Market size for crowdfunding, crowdinvesting and crowdlending platforms and biggest companies in this business area
See our answer 1 above. No public data available. The major platforms – such as Raize and Goparity – operate in the loan-based/invoice trading models. In 2021, Raize established a cooperation agreement with an investment bank for the distribution of their products (Bank Best). There is a growing market for platforms operation in the ESG/impact investment segment.
Additional comments regarding the economic situation for crowdfunding, crowdinvesting and crowdlending platforms or what FinTech’s must be aware of in this business area
As from 10 November 2021 – the date of its application within all the European Union – Regulation (EU) 2020/1503 of the European Parliament and of the Council, of 7 October 2020 (hereinafter ECSPR) caused a major impact on the Portuguese crowdfunding regime. Results from the transitional provisions above stated that after the application date of the ECSPR, crowdfunding service providers aimed to render services falling within the scope of the ECSPR may not be authorised under the RJFC and Regulation 1/2016 CMVM and the Portuguese regime will not be applicable to the activity of any crowdfunding service provider authorised after the application date of the Regulation. Crowdfunding service providers already authorised under the RJFC may continue to provide crowdfunding services included within the scope of the ECSPR, in accordance with the RJFC and Regulation 1/2016 CMVM, until 10 November 2022 or until they are granted an authorisation referred to in Article 12 of the ECSPR, whichever is sooner.

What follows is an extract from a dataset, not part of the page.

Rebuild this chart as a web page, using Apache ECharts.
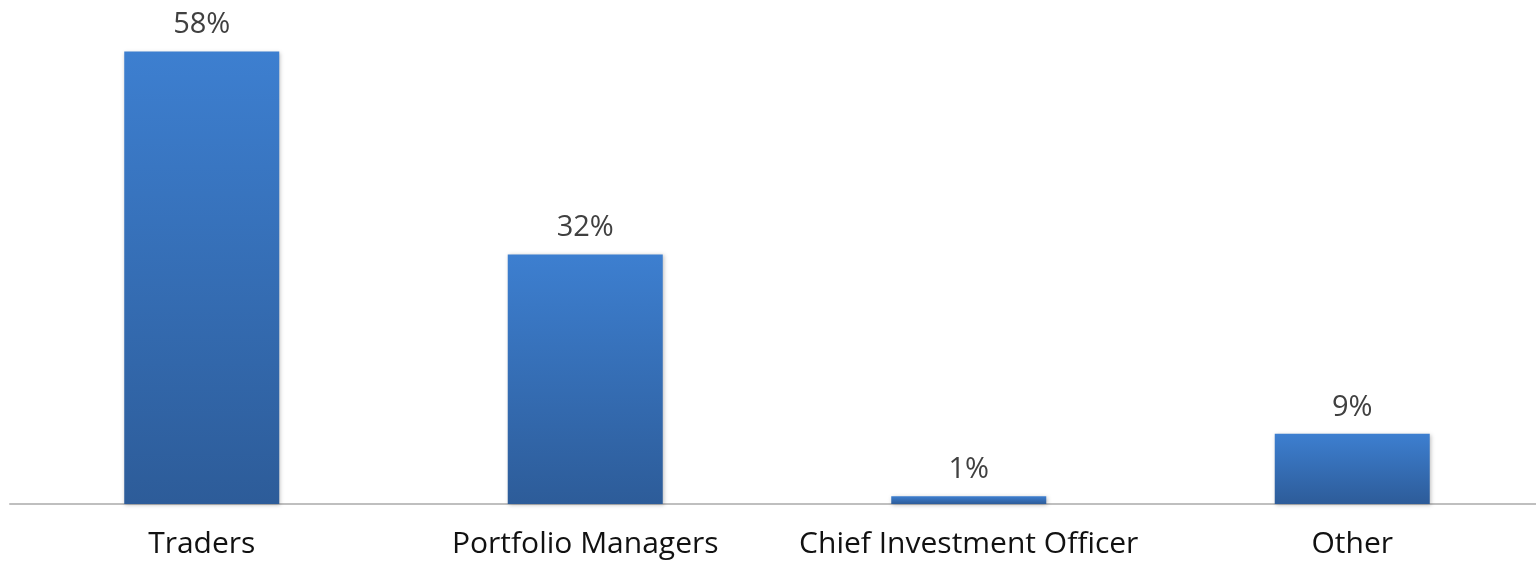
<!DOCTYPE html>
<html>
<head>
<meta charset="utf-8">
<script src="https://cdn.jsdelivr.net/npm/echarts@6/dist/echarts.min.js"></script>
<style>
  html, body { margin: 0; padding: 0; background: #fff; overflow: hidden; }
  #chart { width: 1544px; height: 561px; }
</style>
</head>
<body>
<div id="chart"></div>
<script>
// values
const categories = ['Traders', 'Portfolio Managers', 'Chief Investment Officer', 'Other'];
const shares = [58, 32, 1, 9];

const chart = echarts.init(document.getElementById('chart'));

const barColor = new echarts.graphic.LinearGradient(0, 0, 0, 1, [
    { offset: 0, color: '#3d7fd0' },
    { offset: 1, color: '#2d5c99' }
]);

// the plot runs a little past the right edge of the window, as in the original
chart.setOption({
    backgroundColor: '#fff',
    animation: false,
    grid: { left: 10, right: 0, top: 36, height: 468, containLabel: false },
    xAxis: {
        type: 'category',
        data: categories,
        axisLine: { lineStyle: { color: '#bfbfbf', width: 2 } },
        axisTick: { show: false },
        axisLabel: {
            interval: 0,
            margin: 25,
            color: '#111',
            fontSize: 30,
            fontFamily: 'Open Sans'
        }
    },
    yAxis: {
        type: 'value',
        min: 0,
        max: 60,
        show: false,
        splitLine: { show: false }
    },
    series: [{
        type: 'bar',
        data: shares,
        barWidth: 155,
        itemStyle: {
            color: barColor,
            shadowColor: 'rgba(0,0,0,0.25)',
            shadowBlur: 4,
            shadowOffsetX: 1,
            shadowOffsetY: 1
        },
        label: {
            show: true,
            position: 'top',
            distance: 12,
            formatter: '{c}%',
            color: '#404040',
            fontSize: 29,
            fontFamily: 'Open Sans'
        }
    }]
});
</script>
</body>
</html>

Nonetheless, the RJFC will continue to be applicable to all activities falling outside the scope of ECSPR, namely: (i) non-financial return crowdfunding; (ii) crowdfunding to finance project owners qualifying as consumers; (iii) distribution of stakes in companies not qualifying as transferable securities and equity-like agreements; (iv) subordinated loans; (v) the activity of third-country platforms.